Neue Dringlichkeit hat die Kritik an Kosslick nun dadurch erhalten, dass sein Vertrag 2019 ausläuft. Wer ihm in welcher Konstellation folgen sollte, versucht Kulturstaatsministerin Monika Grütters gerade in Gesprächen zu erkunden. Welche Kriterien für sie dabei entscheidend sind, ist unklar. Ein ums andere Mal ist aus der Branche deshalb schon die Forderung nach mehr Transparenz bei der Besetzung eines der wichtigsten Posten in der internationalen Filmszene laut geworden.
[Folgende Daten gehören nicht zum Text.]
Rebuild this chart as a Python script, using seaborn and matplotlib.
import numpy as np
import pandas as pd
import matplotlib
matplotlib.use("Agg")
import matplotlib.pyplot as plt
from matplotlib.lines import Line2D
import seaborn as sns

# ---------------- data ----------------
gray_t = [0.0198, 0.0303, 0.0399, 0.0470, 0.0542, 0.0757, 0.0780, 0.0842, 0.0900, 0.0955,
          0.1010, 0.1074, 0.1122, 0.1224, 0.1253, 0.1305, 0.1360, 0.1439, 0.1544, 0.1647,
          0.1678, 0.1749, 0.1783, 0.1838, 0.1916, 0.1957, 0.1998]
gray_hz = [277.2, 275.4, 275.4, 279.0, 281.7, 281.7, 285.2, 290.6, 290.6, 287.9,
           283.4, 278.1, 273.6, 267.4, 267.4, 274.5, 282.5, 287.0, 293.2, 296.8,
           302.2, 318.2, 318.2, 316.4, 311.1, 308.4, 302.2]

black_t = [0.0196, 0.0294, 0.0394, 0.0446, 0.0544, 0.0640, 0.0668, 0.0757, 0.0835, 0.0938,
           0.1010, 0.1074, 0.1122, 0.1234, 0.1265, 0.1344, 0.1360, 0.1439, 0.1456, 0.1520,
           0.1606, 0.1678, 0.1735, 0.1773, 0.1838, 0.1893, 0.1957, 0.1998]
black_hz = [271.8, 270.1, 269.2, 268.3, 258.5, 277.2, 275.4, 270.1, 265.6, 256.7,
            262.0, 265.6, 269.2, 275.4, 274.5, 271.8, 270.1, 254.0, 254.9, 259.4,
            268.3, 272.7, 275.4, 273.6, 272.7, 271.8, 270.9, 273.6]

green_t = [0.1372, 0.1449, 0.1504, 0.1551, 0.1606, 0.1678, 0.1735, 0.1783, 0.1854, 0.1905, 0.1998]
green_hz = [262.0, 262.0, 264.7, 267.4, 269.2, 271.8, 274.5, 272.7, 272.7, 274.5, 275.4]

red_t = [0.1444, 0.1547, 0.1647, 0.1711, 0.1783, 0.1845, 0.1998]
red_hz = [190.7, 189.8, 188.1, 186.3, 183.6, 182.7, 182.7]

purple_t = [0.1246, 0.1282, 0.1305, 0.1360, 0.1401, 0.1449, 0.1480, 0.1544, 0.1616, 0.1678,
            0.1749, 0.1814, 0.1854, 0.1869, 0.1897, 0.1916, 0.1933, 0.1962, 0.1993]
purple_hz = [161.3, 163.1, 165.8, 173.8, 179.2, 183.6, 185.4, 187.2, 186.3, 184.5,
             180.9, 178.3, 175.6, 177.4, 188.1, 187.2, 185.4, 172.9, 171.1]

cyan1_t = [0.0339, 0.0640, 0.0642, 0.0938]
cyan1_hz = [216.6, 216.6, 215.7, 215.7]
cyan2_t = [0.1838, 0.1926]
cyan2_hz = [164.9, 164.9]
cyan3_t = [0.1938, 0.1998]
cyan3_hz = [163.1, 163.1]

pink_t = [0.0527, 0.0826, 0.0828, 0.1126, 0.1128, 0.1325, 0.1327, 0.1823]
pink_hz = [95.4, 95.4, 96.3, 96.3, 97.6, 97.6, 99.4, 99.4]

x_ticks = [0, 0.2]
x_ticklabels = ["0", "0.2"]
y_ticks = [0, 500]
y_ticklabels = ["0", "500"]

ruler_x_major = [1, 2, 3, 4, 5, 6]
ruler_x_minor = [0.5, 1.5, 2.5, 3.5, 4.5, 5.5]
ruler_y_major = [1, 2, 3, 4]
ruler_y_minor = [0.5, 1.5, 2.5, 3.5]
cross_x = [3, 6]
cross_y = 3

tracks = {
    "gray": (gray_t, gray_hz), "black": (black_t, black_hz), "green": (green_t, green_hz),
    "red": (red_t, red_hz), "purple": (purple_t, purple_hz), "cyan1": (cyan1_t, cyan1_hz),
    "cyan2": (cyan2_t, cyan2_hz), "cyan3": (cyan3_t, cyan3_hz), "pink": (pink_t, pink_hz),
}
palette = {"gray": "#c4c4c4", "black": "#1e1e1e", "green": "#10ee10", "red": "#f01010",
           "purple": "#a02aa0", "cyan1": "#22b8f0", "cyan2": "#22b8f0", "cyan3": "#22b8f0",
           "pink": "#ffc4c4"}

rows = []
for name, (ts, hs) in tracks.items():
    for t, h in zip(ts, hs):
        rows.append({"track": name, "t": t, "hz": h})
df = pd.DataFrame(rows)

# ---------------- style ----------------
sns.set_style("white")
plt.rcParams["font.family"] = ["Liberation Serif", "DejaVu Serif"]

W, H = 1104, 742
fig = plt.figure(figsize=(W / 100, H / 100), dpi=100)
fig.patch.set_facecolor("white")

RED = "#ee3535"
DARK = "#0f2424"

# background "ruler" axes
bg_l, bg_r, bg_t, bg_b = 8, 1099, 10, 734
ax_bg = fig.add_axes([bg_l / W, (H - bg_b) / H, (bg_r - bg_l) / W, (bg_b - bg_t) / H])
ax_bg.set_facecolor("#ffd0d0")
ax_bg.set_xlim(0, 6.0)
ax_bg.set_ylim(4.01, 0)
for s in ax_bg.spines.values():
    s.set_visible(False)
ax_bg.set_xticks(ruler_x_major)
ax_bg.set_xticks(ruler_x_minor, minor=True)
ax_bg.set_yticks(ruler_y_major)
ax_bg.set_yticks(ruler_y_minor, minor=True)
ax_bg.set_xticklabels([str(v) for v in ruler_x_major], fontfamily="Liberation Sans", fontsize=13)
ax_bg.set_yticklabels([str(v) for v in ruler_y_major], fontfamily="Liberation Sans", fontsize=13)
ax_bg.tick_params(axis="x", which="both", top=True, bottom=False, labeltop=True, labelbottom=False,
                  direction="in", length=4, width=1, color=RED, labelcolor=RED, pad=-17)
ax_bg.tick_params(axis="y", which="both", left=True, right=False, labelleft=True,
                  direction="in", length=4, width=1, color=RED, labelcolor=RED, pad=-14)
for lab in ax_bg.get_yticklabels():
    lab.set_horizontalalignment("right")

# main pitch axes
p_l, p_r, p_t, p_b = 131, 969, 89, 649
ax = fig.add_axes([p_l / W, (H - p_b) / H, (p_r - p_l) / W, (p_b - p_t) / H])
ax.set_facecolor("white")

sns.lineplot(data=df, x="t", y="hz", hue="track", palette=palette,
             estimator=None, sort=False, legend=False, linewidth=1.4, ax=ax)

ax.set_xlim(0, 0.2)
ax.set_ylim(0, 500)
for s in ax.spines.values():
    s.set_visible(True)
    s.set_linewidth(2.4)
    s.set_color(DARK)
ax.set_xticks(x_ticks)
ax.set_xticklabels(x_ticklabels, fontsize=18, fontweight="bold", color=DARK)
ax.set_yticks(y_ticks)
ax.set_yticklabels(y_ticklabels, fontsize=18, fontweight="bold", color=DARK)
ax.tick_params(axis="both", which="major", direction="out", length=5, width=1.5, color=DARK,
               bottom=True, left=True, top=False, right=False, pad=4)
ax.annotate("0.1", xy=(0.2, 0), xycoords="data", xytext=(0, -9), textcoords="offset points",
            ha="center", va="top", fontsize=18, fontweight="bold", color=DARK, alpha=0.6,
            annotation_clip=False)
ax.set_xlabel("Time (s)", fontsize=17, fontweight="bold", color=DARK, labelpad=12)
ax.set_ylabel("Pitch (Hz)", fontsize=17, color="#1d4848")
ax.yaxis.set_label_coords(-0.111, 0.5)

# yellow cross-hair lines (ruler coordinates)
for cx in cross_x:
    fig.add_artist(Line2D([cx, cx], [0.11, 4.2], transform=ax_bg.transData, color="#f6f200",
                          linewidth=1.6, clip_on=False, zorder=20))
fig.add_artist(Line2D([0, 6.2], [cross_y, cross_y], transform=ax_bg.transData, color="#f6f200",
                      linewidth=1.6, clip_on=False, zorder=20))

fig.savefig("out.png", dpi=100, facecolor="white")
Aus Grütters Umfeld ist zumindest zu hören, dass die Besetzung mit einer Frau für sie Priorität hat, weshalb auch der Name Kirsten Niehuus immer öfter fällt. Niehuus ist als Geschäftsführerin der Filmförderung beim Medienboard Berlin-Brandenburg eine der wichtigsten Geldgeberin für den deutschen Film. Mit ihr würde nach Kosslick, der einst von der Filmstiftung NRW zur Berlinale wechselte, eine weitere deutsche Funktionärspersönlichkeit das Festival leiten - und eine programmatische Neukonzeption, die mehr die Filmkunst und weniger den deutschen Förderungskomplex aus Film und Fernsehen berücksichtigt, höchstwahrscheinlich wegfallen.
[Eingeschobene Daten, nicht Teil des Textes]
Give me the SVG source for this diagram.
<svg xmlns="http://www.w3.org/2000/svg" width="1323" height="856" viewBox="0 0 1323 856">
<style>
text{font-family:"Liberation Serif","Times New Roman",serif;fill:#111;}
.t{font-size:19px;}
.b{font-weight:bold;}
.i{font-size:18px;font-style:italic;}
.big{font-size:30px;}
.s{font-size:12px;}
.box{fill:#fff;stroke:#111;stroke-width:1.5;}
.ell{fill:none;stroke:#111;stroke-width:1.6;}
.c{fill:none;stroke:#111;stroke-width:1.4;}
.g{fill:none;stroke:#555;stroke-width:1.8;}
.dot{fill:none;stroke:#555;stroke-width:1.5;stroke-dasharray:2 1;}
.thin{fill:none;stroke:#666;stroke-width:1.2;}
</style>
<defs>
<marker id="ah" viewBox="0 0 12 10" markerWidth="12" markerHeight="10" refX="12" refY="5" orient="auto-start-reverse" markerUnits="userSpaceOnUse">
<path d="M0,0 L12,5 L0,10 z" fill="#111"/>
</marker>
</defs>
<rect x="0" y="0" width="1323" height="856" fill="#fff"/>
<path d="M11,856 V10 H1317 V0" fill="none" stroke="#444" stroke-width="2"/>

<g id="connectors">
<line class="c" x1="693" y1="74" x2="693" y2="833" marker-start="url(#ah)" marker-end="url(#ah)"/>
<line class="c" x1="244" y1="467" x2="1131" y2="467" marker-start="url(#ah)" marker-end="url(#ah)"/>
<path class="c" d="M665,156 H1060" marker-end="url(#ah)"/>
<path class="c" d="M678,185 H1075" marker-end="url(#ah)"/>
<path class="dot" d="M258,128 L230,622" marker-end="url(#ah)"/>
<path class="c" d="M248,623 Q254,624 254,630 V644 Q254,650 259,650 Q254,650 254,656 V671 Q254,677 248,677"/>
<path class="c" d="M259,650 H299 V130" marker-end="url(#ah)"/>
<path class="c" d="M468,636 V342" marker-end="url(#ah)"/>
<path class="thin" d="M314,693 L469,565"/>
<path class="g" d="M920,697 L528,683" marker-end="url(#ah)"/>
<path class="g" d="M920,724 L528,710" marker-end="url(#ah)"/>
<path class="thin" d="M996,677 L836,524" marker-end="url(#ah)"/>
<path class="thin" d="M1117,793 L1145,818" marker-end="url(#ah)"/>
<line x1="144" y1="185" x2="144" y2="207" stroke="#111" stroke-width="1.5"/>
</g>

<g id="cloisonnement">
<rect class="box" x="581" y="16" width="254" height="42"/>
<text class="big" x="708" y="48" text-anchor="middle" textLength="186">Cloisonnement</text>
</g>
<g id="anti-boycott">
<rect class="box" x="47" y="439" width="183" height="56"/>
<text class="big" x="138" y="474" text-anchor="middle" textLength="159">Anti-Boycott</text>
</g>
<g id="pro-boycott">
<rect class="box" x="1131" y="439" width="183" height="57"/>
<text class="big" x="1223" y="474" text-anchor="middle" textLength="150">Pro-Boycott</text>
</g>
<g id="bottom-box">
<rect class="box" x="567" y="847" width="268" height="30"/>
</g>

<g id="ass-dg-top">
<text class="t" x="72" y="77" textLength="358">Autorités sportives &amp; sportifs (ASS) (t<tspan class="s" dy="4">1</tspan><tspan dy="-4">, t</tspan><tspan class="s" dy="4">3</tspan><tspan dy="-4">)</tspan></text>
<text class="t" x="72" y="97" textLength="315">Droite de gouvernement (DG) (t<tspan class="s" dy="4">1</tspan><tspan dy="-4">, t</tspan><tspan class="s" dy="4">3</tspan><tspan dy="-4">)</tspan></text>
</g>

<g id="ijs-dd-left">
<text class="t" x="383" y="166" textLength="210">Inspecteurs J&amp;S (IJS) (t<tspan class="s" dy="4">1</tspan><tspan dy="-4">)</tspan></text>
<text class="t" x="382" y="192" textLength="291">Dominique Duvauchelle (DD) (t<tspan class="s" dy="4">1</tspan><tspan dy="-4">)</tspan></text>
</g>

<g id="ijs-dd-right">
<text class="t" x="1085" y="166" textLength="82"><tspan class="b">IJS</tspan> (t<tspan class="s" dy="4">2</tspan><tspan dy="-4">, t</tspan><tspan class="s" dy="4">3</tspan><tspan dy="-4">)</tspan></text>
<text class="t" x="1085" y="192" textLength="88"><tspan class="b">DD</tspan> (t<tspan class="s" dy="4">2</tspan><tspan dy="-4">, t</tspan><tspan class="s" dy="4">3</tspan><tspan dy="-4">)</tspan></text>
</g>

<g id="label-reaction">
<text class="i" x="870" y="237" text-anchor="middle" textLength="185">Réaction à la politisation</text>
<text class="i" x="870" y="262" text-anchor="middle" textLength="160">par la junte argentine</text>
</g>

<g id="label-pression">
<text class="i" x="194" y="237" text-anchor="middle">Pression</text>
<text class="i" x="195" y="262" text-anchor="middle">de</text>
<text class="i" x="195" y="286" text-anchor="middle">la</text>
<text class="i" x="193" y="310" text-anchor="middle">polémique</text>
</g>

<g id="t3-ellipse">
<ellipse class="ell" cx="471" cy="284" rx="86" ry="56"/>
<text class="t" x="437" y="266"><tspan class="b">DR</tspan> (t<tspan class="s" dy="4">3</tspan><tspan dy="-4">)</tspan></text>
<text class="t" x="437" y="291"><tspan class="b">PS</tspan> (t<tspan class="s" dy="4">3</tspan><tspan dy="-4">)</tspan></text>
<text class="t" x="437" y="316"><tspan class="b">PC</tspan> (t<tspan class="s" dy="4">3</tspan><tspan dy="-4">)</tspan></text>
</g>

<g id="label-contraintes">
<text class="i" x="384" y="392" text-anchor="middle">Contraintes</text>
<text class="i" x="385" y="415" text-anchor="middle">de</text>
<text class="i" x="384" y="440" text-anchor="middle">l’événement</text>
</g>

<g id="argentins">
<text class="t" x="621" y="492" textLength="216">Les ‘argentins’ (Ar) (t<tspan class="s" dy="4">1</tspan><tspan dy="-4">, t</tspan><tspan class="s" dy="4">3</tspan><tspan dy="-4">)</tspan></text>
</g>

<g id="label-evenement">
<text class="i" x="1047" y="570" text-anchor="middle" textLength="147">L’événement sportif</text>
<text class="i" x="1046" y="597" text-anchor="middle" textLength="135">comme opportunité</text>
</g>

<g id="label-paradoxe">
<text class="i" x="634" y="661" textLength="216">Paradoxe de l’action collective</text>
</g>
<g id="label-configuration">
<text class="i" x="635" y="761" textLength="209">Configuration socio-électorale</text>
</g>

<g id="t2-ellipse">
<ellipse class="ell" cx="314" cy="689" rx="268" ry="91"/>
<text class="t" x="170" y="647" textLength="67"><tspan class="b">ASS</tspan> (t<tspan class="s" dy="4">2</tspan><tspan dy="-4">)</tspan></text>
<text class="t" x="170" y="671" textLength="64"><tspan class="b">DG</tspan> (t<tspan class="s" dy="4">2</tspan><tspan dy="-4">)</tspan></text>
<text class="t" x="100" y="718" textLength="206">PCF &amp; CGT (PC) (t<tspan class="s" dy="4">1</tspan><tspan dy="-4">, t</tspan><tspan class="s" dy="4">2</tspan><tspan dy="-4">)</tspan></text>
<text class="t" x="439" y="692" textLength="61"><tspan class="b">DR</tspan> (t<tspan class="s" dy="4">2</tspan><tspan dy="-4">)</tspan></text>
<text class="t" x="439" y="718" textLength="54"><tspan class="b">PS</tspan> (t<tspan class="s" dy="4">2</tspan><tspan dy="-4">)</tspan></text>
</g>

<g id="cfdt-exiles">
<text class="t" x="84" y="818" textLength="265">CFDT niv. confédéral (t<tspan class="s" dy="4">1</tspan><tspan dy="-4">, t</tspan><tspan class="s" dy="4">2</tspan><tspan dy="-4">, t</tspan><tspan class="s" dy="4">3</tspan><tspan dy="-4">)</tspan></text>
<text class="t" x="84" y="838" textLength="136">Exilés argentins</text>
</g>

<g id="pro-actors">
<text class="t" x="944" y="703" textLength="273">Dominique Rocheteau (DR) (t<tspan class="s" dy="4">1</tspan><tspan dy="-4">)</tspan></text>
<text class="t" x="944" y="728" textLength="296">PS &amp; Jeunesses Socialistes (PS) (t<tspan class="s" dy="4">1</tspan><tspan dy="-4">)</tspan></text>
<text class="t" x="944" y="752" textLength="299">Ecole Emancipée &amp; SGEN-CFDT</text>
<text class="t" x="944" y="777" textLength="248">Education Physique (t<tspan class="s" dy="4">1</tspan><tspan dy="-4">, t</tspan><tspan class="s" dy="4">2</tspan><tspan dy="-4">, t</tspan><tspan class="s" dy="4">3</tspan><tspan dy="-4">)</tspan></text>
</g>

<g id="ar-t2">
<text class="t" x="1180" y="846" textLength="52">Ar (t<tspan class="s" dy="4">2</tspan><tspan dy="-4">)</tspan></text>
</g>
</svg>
Kaum verschleiertes Misstrauensvotum

Wenn sich die Regisseurinnen und Regisseure in ihrer Erklärung für eine "kuratorische Persönlichkeit" einsetzen, "die für das Kino brennt, weltweit bestens vernetzt" ist, dann lässt sich das in diesem Zusammenhang auch als eine Absage an die mögliche Berufung von Niehuus verstehen. Da viele der Unterzeichnenden von den Förderungsentscheidungen des Medienboards abhängen, weist die Erklärung über die Eigeninteressen der Filmschaffenden hinaus. Ob Grütters dieses kaum verschleierte Misstrauensvotum gegen Niehuus ignorieren kann?
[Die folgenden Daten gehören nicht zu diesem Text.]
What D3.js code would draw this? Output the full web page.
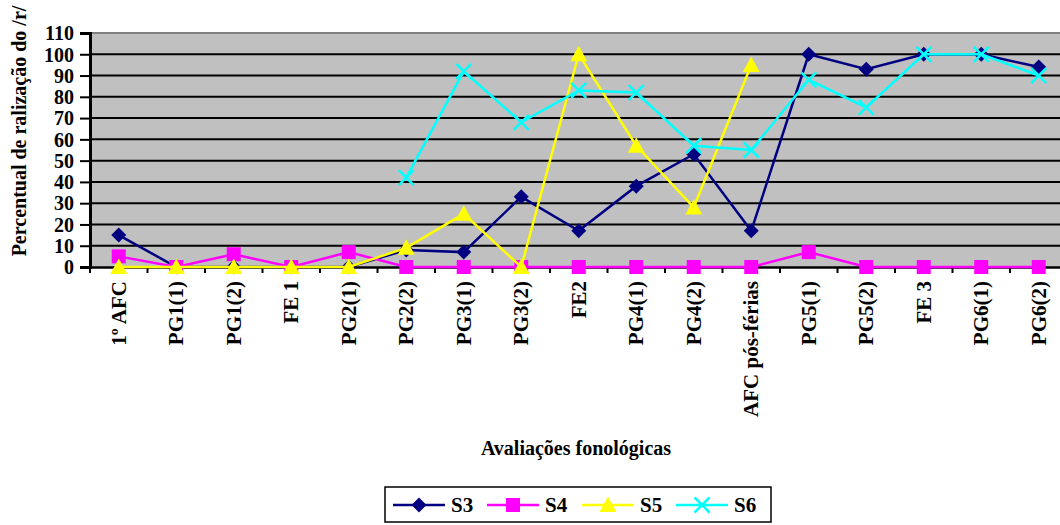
<!DOCTYPE html>
<html><head><meta charset="utf-8">
<script src="https://cdn.jsdelivr.net/npm/d3@7"></script>
<style>
body{margin:0;background:#fff;}
svg{display:block;font-family:"Liberation Serif","Times New Roman",serif;font-weight:bold;}
</style></head>
<body><svg id="c" width="1060" height="525"></svg>
<script>
const categories = ["1º AFC","PG1(1)","PG1(2)","FE 1","PG2(1)","PG2(2)","PG3(1)","PG3(2)","FE2","PG4(1)","PG4(2)","AFC pós-férias","PG5(1)","PG5(2)","FE 3","PG6(1)","PG6(2)"];
const s3 = [15,0,0,0,0,8,7,33,17,38,53,17,100,93,100,100,94];
const s4 = [5,0,6,0,7,0,0,0,0,0,0,0,7,0,0,0,0];
const s5 = [0,0,0,0,0,9,25,0,100,57,28,95,null,null,null,null,null];
const s6 = [null,null,null,null,null,42,92,68,83,82,57,55,88,75,100,100,90];
const seriesNames = ["S3","S4","S5","S6"];
const yTicks = [0,10,20,30,40,50,60,70,80,90,100,110];

const svg = d3.select("#c");
const L=90, T=33, B=267, band=57.5;
const R = L + band*categories.length;
const x = d3.scaleBand().domain(categories).range([L,R]).paddingInner(0).paddingOuter(0);
const y = d3.scaleLinear().domain([0,110]).range([B,T]);

// plot background
svg.append("rect").attr("x",L).attr("y",T).attr("width",R-L).attr("height",B-T).attr("fill","#C0C0C0");
// grid lines
svg.append("g").selectAll("line").data(yTicks.filter(v=>v>0&&v<110)).join("line")
  .attr("x1",L).attr("x2",R).attr("y1",d=>y(d)).attr("y2",d=>y(d))
  .attr("stroke","#000").attr("stroke-width",2);
svg.append("line").attr("x1",L).attr("x2",R).attr("y1",y(110)).attr("y2",y(110)).attr("stroke","#808080").attr("stroke-width",2);

// y axis
const yAxis = svg.append("g").attr("transform",`translate(${L},0)`)
  .call(d3.axisLeft(y).tickValues(yTicks).tickSize(10).tickPadding(6));
yAxis.select(".domain").attr("stroke","#000").attr("stroke-width",3);
yAxis.selectAll(".tick line").attr("stroke","#000").attr("stroke-width",2);
yAxis.selectAll("text").attr("font-size",20).attr("font-family","Liberation Serif").attr("font-weight","bold").attr("fill","#000").attr("dy","0.34em");

// x axis
const xAxis = svg.append("g").attr("transform",`translate(0,${B})`)
  .call(d3.axisBottom(x).tickSize(0).tickFormat(""));
xAxis.select(".domain").attr("stroke","#000").attr("stroke-width",2.5);
xAxis.selectAll(".tick").remove();
svg.append("g").selectAll("line").data(d3.range(categories.length+1)).join("line")
  .attr("x1",i=>L+i*x.bandwidth()).attr("x2",i=>L+i*x.bandwidth())
  .attr("y1",B).attr("y2",B+6).attr("stroke","#000").attr("stroke-width",2);
svg.append("g").selectAll("text").data(categories).join("text")
  .attr("transform",d=>`translate(${x(d)+x.bandwidth()/2+7},${B+14}) rotate(-90)`)
  .attr("text-anchor","end").attr("font-size",21).attr("fill","#000").text(d=>d);

// titles
svg.append("text").attr("transform","translate(26,131) rotate(-90)").attr("text-anchor","middle")
  .attr("font-size",20).attr("fill","#000").text("Percentual de ralização do /r/");
svg.append("text").attr("x",576).attr("y",455).attr("text-anchor","middle")
  .attr("font-size",20).attr("fill","#000").text("Avaliações fonológicas");

// series
const colors = ["#000080","#FF00FF","#FFFF00","#00FFFF"];
const data = [s3,s4,s5,s6];
function marker(g, k, cx, cy){
  const c = colors[k];
  if(k===0){ g.append("path").attr("d",`M${cx},${cy-7.5}L${cx+7.5},${cy}L${cx},${cy+7.5}L${cx-7.5},${cy}Z`).attr("fill",c); }
  else if(k===1){ g.append("rect").attr("x",cx-7).attr("y",cy-7).attr("width",14).attr("height",14).attr("fill",c); }
  else if(k===2){ g.append("path").attr("d",`M${cx},${cy-8.5}L${cx+8.5},${cy+7}L${cx-8.5},${cy+7}Z`).attr("fill",c); }
  else { g.append("path").attr("d",`M${cx-7.5},${cy-7.5}L${cx+7.5},${cy+7.5}M${cx+7.5},${cy-7.5}L${cx-7.5},${cy+7.5}`).attr("stroke",c).attr("stroke-width",2.5).attr("fill","none"); }
}
const line = d3.line().defined(d=>d.v!==null).x(d=>x(d.c)+x.bandwidth()/2).y(d=>y(d.v));
data.forEach((arr,k)=>{
  const pts = arr.map((v,i)=>({c:categories[i],v}));
  const g = svg.append("g");
  g.append("path").datum(pts).attr("d",line).attr("fill","none").attr("stroke",colors[k]).attr("stroke-width",2.5);
  pts.filter(p=>p.v!==null).forEach(p=>marker(g,k,x(p.c)+x.bandwidth()/2,y(p.v)));
});

// legend
const lg = svg.append("g");
lg.append("rect").attr("x",385).attr("y",487).attr("width",386).attr("height",35).attr("fill","#fff").attr("stroke","#000").attr("stroke-width",1.5);
const lx = [393,487,582,676];
seriesNames.forEach((n,k)=>{
  const cy = 505;
  lg.append("line").attr("x1",lx[k]).attr("x2",lx[k]+52).attr("y1",cy).attr("y2",cy).attr("stroke",colors[k]).attr("stroke-width",2.5);
  marker(lg,k,lx[k]+26,cy);
  lg.append("text").attr("x",lx[k]+58).attr("y",cy+7).attr("font-size",21).attr("fill","#000").text(n);
});
</script></body></html>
Bislang hat sich die Staatsministerin wenig offen für neue Wege bei der Besetzung der Berlinale-Leitung gezeigt. Ein offenes, internationales Ausschreibungsverfahren sowie eine mit Expertinnen und Experten besetzte Findungskommission hatte im Frühjahr bereits der Verband der deutschen Filmkritik (VdFK) gefordert*. Beides hatte Grütters ohne weitere Erläuterungen abgelehnt und darauf verwiesen, dass sie sich auf intensive Beratung stützen werde.

Mit der Erklärung der Regisseurinnen und Regisseure wird sich Grütters nun kaum mehr einer Diskussion über die Zukunft der Berlinale verschließen können. Für eine nichtöffentliche Gesprächsrunde, die für Montag, den 4. Dezember im Berliner Haus der Kulturen der Welt angesetzt ist, ist das eine vielversprechende Vorlage. Bei der Runde sollen unter anderem Christoph Hochhäusler und Kirsten Niehuus über "Filmfestivals heute" diskutieren. Vielleicht kommt dabei auch etwas zur "Berlinale morgen" rum.


*Offenlegung: Die Autorin ist Mitglied im Beirat des VdFK.